** Start of SOURCE EXCERPT **

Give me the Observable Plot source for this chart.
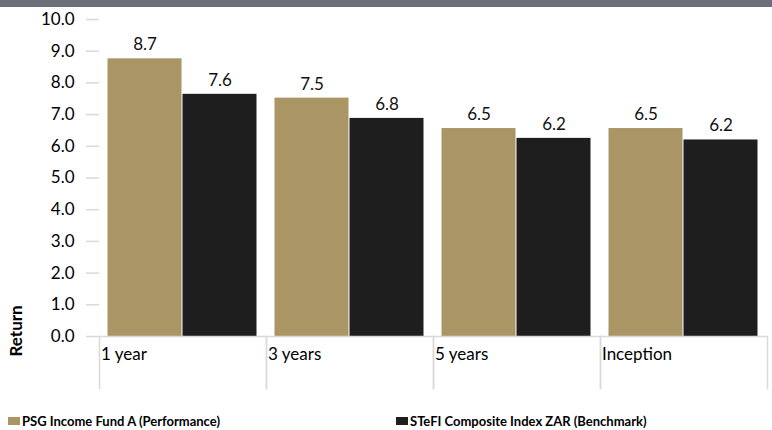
<!DOCTYPE html>
<html>
<head>
<meta charset="utf-8">
<script src="https://cdn.jsdelivr.net/npm/d3@7"></script>
<script src="https://cdn.jsdelivr.net/npm/@observablehq/plot@0.6"></script>
<style>
  html, body { margin: 0; padding: 0; background: #fff; }
  body { width: 772px; height: 430px; overflow: hidden; position: relative; font-family: Lato, "Open Sans", sans-serif; }
  #band { height: 7px; background: #6d707a; }
  #legend { position: absolute; top: 413px; left: 8px; width: 764px; font-size: 13px; font-weight: bold; color: #000; white-space: nowrap; }
  .item { position: absolute; top: 0; display: flex; align-items: center; line-height: 16px; }
  .sw { width: 12px; height: 8px; margin-right: 2px; }
</style>
</head>
<body>
<div id="band"></div>
<div id="chart"></div>
<div id="legend"></div>
<script>
const categories = ["1 year", "3 years", "5 years", "Inception"];
const series = ["PSG Income Fund A (Performance)", "STeFI Composite Index ZAR (Benchmark)"];
const fundValues = [8.76, 7.52, 6.56, 6.56];
const benchValues = [7.64, 6.88, 6.25, 6.20];
const fundLabels = ["8.7", "7.5", "6.5", "6.5"];
const benchLabels = ["7.6", "6.8", "6.2", "6.2"];
const yTicks = [0, 1, 2, 3, 4, 5, 6, 7, 8, 9, 10];
const colors = ["#aa9665", "#1e1e1e"];

const data = [];
categories.forEach((c, i) => {
  data.push({cat: c, series: series[0], value: fundValues[i], label: fundLabels[i]});
  data.push({cat: c, series: series[1], value: benchValues[i], label: benchLabels[i]});
});

const gridColor = "#d9d9d9";

const chart = Plot.plot({
  width: 772,
  height: 400,
  marginTop: 12,
  marginBottom: 71,
  marginLeft: 97.5,
  marginRight: 4.5,
  style: {fontFamily: "Lato, 'Open Sans', sans-serif", fontSize: "17px", color: "#000", background: "#fff"},
  fx: {domain: categories, padding: 0, axis: null},
  x: {domain: series, paddingInner: 1/76, paddingOuter: 0.1086, align: 0.45, axis: null},
  y: {domain: [0, 10]},
  color: {domain: series, range: colors},
  marks: [
    Plot.barY(data, {fx: "cat", x: "series", y: "value", fill: "series"}),
    Plot.ruleY([0], {stroke: gridColor, strokeWidth: 1.5}),
    Plot.frame({anchor: "left", stroke: gridColor, strokeWidth: 1.5, insetTop: 317, insetBottom: -52}),
    Plot.frame({anchor: "right", stroke: gridColor, strokeWidth: 1.5, insetTop: 317, insetBottom: -52}),
    Plot.axisY({ticks: yTicks, tickFormat: d => d.toFixed(1), tickSize: 13, tickPadding: 12,
      stroke: gridColor, strokeWidth: 1.5, fill: "#000", fontSize: 17, label: null, line: true}),
    Plot.text(data, {fx: "cat", x: "series", y: "value", text: "label", dy: -14, fontSize: 17, fill: "#111"}),
    Plot.text(categories, {fx: d => d, text: d => d, frameAnchor: "bottom-left", textAnchor: "start",
      dx: 1.5, dy: 23, fontSize: 17, fill: "#000"}),
    Plot.text([categories[0]], {fx: d => d, text: () => "Return", frameAnchor: "bottom-left",
      rotate: -90, textAnchor: "start", dx: -77.5, dy: 20, fontSize: 17, fontWeight: "bold", fill: "#000"})
  ]
});
document.getElementById("chart").appendChild(chart);

const legend = document.getElementById("legend");
const lefts = [0, 388];
series.forEach((s, i) => {
  const item = document.createElement("div");
  item.className = "item";
  item.style.left = lefts[i] + "px";
  const sw = document.createElement("span");
  sw.className = "sw";
  sw.style.background = colors[i];
  const t = document.createElement("span");
  t.textContent = s;
  item.appendChild(sw);
  item.appendChild(t);
  legend.appendChild(item);
});
</script>
</body>
</html>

** End of SOURCE EXCERPT **

DIRECTION » Copy out each line exactly, without the pictures.

FINAL RESULT »
Give me the Observable Plot source for this chart.
<!DOCTYPE html>
<html>
<head>
<meta charset="utf-8">
<script src="https://cdn.jsdelivr.net/npm/d3@7"></script>
<script src="https://cdn.jsdelivr.net/npm/@observablehq/plot@0.6"></script>
<style>
  html, body { margin: 0; padding: 0; background: #fff; }
  body { width: 772px; height: 430px; overflow: hidden; position: relative; font-family: Lato, "Open Sans", sans-serif; }
  #band { height: 7px; background: #6d707a; }
  #legend { position: absolute; top: 413px; left: 8px; width: 764px; font-size: 13px; font-weight: bold; color: #000; white-space: nowrap; }
  .item { position: absolute; top: 0; display: flex; align-items: center; line-height: 16px; }
  .sw { width: 12px; height: 8px; margin-right: 2px; }
</style>
</head>
<body>
<div id="band"></div>
<div id="chart"></div>
<div id="legend"></div>
<script>
const categories = ["1 year", "3 years", "5 years", "Inception"];
const series = ["PSG Income Fund A (Performance)", "STeFI Composite Index ZAR (Benchmark)"];
const fundValues = [8.76, 7.52, 6.56, 6.56];
const benchValues = [7.64, 6.88, 6.25, 6.20];
const fundLabels = ["8.7", "7.5", "6.5", "6.5"];
const benchLabels = ["7.6", "6.8", "6.2", "6.2"];
const yTicks = [0, 1, 2, 3, 4, 5, 6, 7, 8, 9, 10];
const colors = ["#aa9665", "#1e1e1e"];

const data = [];
categories.forEach((c, i) => {
  data.push({cat: c, series: series[0], value: fundValues[i], label: fundLabels[i]});
  data.push({cat: c, series: series[1], value: benchValues[i], label: benchLabels[i]});
});

const gridColor = "#d9d9d9";

const chart = Plot.plot({
  width: 772,
  height: 400,
  marginTop: 12,
  marginBottom: 71,
  marginLeft: 97.5,
  marginRight: 4.5,
  style: {fontFamily: "Lato, 'Open Sans', sans-serif", fontSize: "17px", color: "#000", background: "#fff"},
  fx: {domain: categories, padding: 0, axis: null},
  x: {domain: series, paddingInner: 1/76, paddingOuter: 0.1086, align: 0.45, axis: null},
  y: {domain: [0, 10]},
  color: {domain: series, range: colors},
  marks: [
    Plot.barY(data, {fx: "cat", x: "series", y: "value", fill: "series"}),
    Plot.ruleY([0], {stroke: gridColor, strokeWidth: 1.5}),
    Plot.frame({anchor: "left", stroke: gridColor, strokeWidth: 1.5, insetTop: 317, insetBottom: -52}),
    Plot.frame({anchor: "right", stroke: gridColor, strokeWidth: 1.5, insetTop: 317, insetBottom: -52}),
    Plot.axisY({ticks: yTicks, tickFormat: d => d.toFixed(1), tickSize: 13, tickPadding: 12,
      stroke: gridColor, strokeWidth: 1.5, fill: "#000", fontSize: 17, label: null, line: true}),
    Plot.text(data, {fx: "cat", x: "series", y: "value", text: "label", dy: -14, fontSize: 17, fill: "#111"}),
    Plot.text(categories, {fx: d => d, text: d => d, frameAnchor: "bottom-left", textAnchor: "start",
      dx: 1.5, dy: 23, fontSize: 17, fill: "#000"}),
    Plot.text([categories[0]], {fx: d => d, text: () => "Return", frameAnchor: "bottom-left",
      rotate: -90, textAnchor: "start", dx: -77.5, dy: 20, fontSize: 17, fontWeight: "bold", fill: "#000"})
  ]
});
document.getElementById("chart").appendChild(chart);

const legend = document.getElementById("legend");
const lefts = [0, 388];
series.forEach((s, i) => {
  const item = document.createElement("div");
  item.className = "item";
  item.style.left = lefts[i] + "px";
  const sw = document.createElement("span");
  sw.className = "sw";
  sw.style.background = colors[i];
  const t = document.createElement("span");
  t.textContent = s;
  item.appendChild(sw);
  item.appendChild(t);
  legend.appendChild(item);
});
</script>
</body>
</html>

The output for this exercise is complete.